Waterton Lakes: Julie and I were glad we spent some time in Waterton, which is flanked by a series of pretty lakes towered over by tall snow-capped mountains so typical of the Canadian Rockies. When the winds are calm, we were fortunate to see beautiful reflections that underscored the tranquility of the place.
Speaking of tranquility, we thought our experience here was much more laid back and peaceful than the much busier parks further north (though we can certainly understand the commotion). So given that, our chances of encountering wildlife was much greater. And even though we didn't see any moose or grizzlies here, we definitely saw their tracks on the trails.

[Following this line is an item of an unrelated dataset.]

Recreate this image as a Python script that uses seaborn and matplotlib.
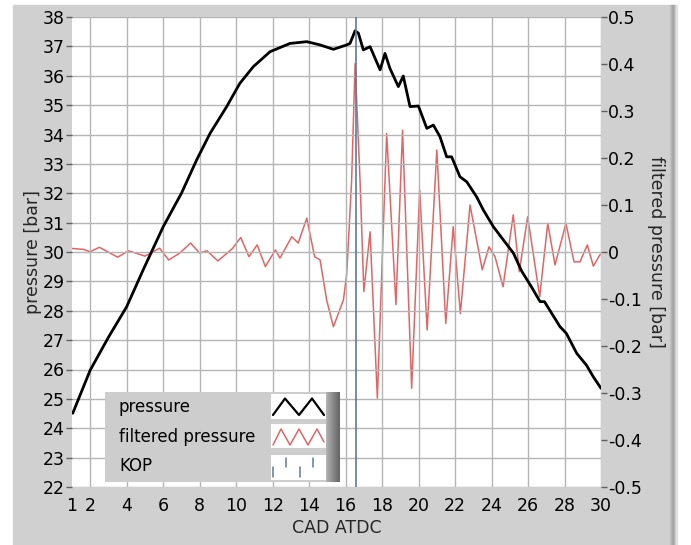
import numpy as np
import pandas as pd
import matplotlib
matplotlib.use("Agg")
import matplotlib.pyplot as plt
import seaborn as sns
from matplotlib.patches import Rectangle

# ---------------- data ----------------
cad_p = [1.04, 2.0, 3.0, 4.0, 4.9, 6.0, 7.0, 7.83, 8.57, 9.48, 10.2, 10.94, 11.86,
         12.95, 13.87, 14.6, 15.33, 16.06, 16.24, 16.52, 16.7, 16.97, 17.34, 17.89,
         18.16, 18.43, 18.89, 19.16, 19.53, 19.99, 20.45, 20.81, 21.17, 21.54, 21.81,
         22.27, 22.64, 23.18, 23.55, 24.1, 24.65, 25.2, 25.65, 26.2, 26.66, 26.9,
         27.75, 28.1, 28.67, 29.2, 29.58, 30.0]
pressure = [24.51, 25.98, 27.1, 28.14, 29.39, 30.86, 32.0, 33.13, 34.04, 34.95, 35.74,
            36.31, 36.82, 37.10, 37.16, 37.05, 36.90, 37.05, 37.1, 37.53, 37.45, 36.88,
            36.99, 36.20, 36.76, 36.25, 35.63, 35.99, 34.95, 34.97, 34.21, 34.32, 33.93,
            33.24, 33.24, 32.56, 32.39, 31.88, 31.43, 30.86, 30.41, 29.96, 29.35, 28.8,
            28.31, 28.31, 27.46, 27.23, 26.55, 26.15, 25.75, 25.36]

cad_f = [1.0, 1.62, 2.0, 2.5, 3.1, 3.5, 4.1, 5.0, 5.3, 5.8, 6.3, 6.9, 7.5, 8.0, 8.4,
         9.0, 9.8, 10.25, 10.7, 11.15, 11.6, 12.15, 12.4, 13.05, 13.4, 13.87, 14.3,
         14.6, 14.96, 15.33, 15.88, 16.06, 16.33, 16.52, 16.79, 17.0, 17.34, 17.74, 18.25,
         18.76, 19.12, 19.62, 20.06, 20.47, 21.0, 21.49, 21.9, 22.29, 22.82, 23.49,
         23.86, 24.19, 24.63, 25.19, 25.52, 25.98, 26.64, 27.08, 27.48, 28.08, 28.52,
         28.85, 29.25, 29.58, 29.94, 30.0]
filtered = [0.0075, 0.0056, 0.0006, 0.010, -0.0025, -0.011, 0.0025, -0.0088, -0.0025,
            0.008, -0.017, -0.0025, 0.019, -0.0025, 0.0025, -0.019, 0.0075, 0.031,
            -0.010, 0.015, -0.031, 0.0044, -0.013, 0.0325, 0.019, 0.072, -0.010,
            -0.017, -0.102, -0.159, -0.102, -0.046, 0.153, 0.401, 0.153, -0.084, 0.043,
            -0.311, 0.252, -0.112, 0.259, -0.290, 0.132, -0.166, 0.217, -0.152,
            0.054, -0.131, 0.100, -0.038, 0.011, -0.010, -0.074, 0.079, -0.042,
            0.075, -0.095, 0.061, -0.0275, 0.061, -0.021, -0.021, 0.015, -0.030,
            -0.006, -0.005]

kop_cad = 16.55

x_ticks = [1, 2, 4, 6, 8, 10, 12, 14, 16, 18, 20, 22, 24, 26, 28, 30]
left_ticks = list(range(22, 39))
right_ticks = [-0.5, -0.4, -0.3, -0.2, -0.1, 0.0, 0.1, 0.2, 0.3, 0.4, 0.5]
right_labels = ["-0.5", "-0.4", "-0.3", "-0.2", "-0.1", "0", "0.1", "0.2", "0.3", "0.4", "0.5"]

df_p = pd.DataFrame({"cad": cad_p, "pressure": pressure})
df_f = pd.DataFrame({"cad": cad_f, "filtered": filtered})

# ---------------- figure ----------------
sns.set_theme(style="white")
plt.rcParams["font.family"] = ["DejaVu Sans"]

W, H = 691, 545
fig = plt.figure(figsize=(W / 100, H / 100), dpi=100, facecolor="white")

panel_col = "#d0d0d0"
fig.patches.append(Rectangle((13 / W, 0), (670 - 13) / W, 1 - 5 / H,
                             transform=fig.transFigure, color=panel_col, zorder=-10))
for i, c in enumerate(["#c4c4c4", "#b8b8b8", "#acacac", "#a0a0a0", "#b0b0b0", "#c8c8c8", "#e0e0e0"]):
    fig.patches.append(Rectangle(((670 + i) / W, 0), 1 / W, 1 - 5 / H,
                                 transform=fig.transFigure, color=c, zorder=-10))

left, right, top, bottom = 72, 601, 17, 487
ax = fig.add_axes([left / W, 1 - bottom / H, (right - left) / W, (bottom - top) / H])
ax2 = ax.twinx()

ax.set_zorder(ax2.get_zorder() + 1)
ax.patch.set_visible(False)
ax2.patch.set_facecolor("white")
ax2.patch.set_visible(True)

red = "#e46464"
sns.lineplot(data=df_f, x="cad", y="filtered", ax=ax2, color=red, linewidth=1.1,
             legend=False)
sns.lineplot(data=df_p, x="cad", y="pressure", ax=ax, color="black", linewidth=2.0,
             legend=False)
ax.axvline(kop_cad, color="#5b7a9e", linewidth=1.2, zorder=3)

ax.set_xlim(1, 30)
ax.set_ylim(22, 38)
ax2.set_ylim(-0.5, 0.5)

ax.set_xticks(x_ticks)
ax.set_xticklabels([str(t) for t in x_ticks])
ax.set_yticks(left_ticks)
ax.set_yticklabels([str(t) for t in left_ticks])
ax2.set_yticks(right_ticks)
ax2.set_yticklabels(right_labels)

grid_col = "#b5b5b5"
for gx in x_ticks[1:]:
    ax.axvline(gx, color=grid_col, linewidth=1.0, zorder=0)
for gy in left_ticks:
    ax.axhline(gy, color=grid_col, linewidth=1.0, zorder=0)

for a in (ax, ax2):
    for s in a.spines.values():
        s.set_visible(False)
    a.tick_params(direction="out", length=4, width=1, color="#606060",
                  labelsize=12.5, labelcolor="black", pad=1)

ax.tick_params(axis="x", pad=3)
ax.set_xlabel("CAD ATDC", fontsize=12.5, labelpad=3)
ax.set_ylabel("pressure [bar]", fontsize=12.5, labelpad=1)
ax2.set_ylabel("filtered pressure [bar]", fontsize=12.5, rotation=270, labelpad=17)

# ---------------- legend ----------------
lx0, lx1, ly0, ly1 = 105, 340, 392, 482
lg = fig.add_axes([lx0 / W, 1 - ly1 / H, (lx1 - lx0) / W, (ly1 - ly0) / H])
lg.set_zorder(ax.get_zorder() + 2)
lw_, lh_ = lx1 - lx0, ly1 - ly0
lg.axis("off")
lg.add_patch(Rectangle((0, 0), lw_, lh_, color="#cdcdcd", zorder=0))
grad = np.linspace(0, 1, 20)[None, :]
lg.imshow(grad, extent=(lw_ - 14, lw_, lh_, 0), cmap="Greys", vmin=-1.5, vmax=2.2,
          aspect="auto", zorder=1)
lg.set_xlim(0, lw_)
lg.set_ylim(lh_, 0)

labels = ["pressure", "filtered pressure", "KOP"]
row_y = [14.7, 44.7, 74]
boxes = [(1.5, 27), (32, 56), (63, 88)]
bx0, bx1 = 166, 221
for lab, ry, (b0, b1) in zip(labels, row_y, boxes):
    lg.text(14, ry, lab, fontsize=12, va="center", ha="left", color="black")
    lg.add_patch(Rectangle((bx0, b0), bx1 - bx0, b1 - b0, facecolor="white",
                           edgecolor="none", zorder=2))

b0, b1 = boxes[0]
lg.plot([bx0 + 2, bx0 + 14, bx0 + 28, bx0 + 41, bx0 + 53],
        [b1 - 4, b0 + 5, b1 - 4, b0 + 5, b1 - 4], color="black", lw=1.6, zorder=3)
b0, b1 = boxes[1]
lg.plot([bx0 + 2, bx0 + 10, bx0 + 19, bx0 + 28, bx0 + 37, bx0 + 46, bx0 + 53],
        [b1 - 3, b0 + 5, b1 - 3, b0 + 5, b1 - 3, b0 + 5, b1 - 6], color=red,
        lw=1.1, zorder=3)
b0, b1 = boxes[2]
for tx, (t0, t1) in zip([2, 15, 29, 42], [(12, 22), (3, 12), (12, 22), (3, 12)]):
    lg.plot([bx0 + tx, bx0 + tx], [b0 + t0, b0 + t1], color="#5b7a9e", lw=1.1, zorder=3)

fig.savefig("out.png", dpi=100, facecolor="white")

Mt Rundle: This oddly-shaped triangular mountain is a conspicuous presence around the town of Banff. Julie and I regret not stopping at its overlook for both the afternoons when the body of water between the Hwy 1 and Banff Town was calm and reflecting this pretty mountain in soft afternoon light. So we had to settle for the harshly lit photo you see here. The overlook is right off the Hwy 1 a few minutes north of the Norquay Rd exit.
Victoria: This charming city on Victoria Island was the lone international stop of our Alaskan cruise. But after the rushed experience of docking early in the evening then leaving that same evening, we knew this is one place we'll have to come back to and spend a few nights without the shackles of a cruise. For we were struck by the charm of the European style buildings all concentrated near the Parliament House as well as the energy of a bustling Saturday night scene where the night life was just beginning. And we didn't even have time to check out the impressive Butchart Gardens. So after having a teaser of this place, this is definitely on our list of places to go to on a future Vancouver trip.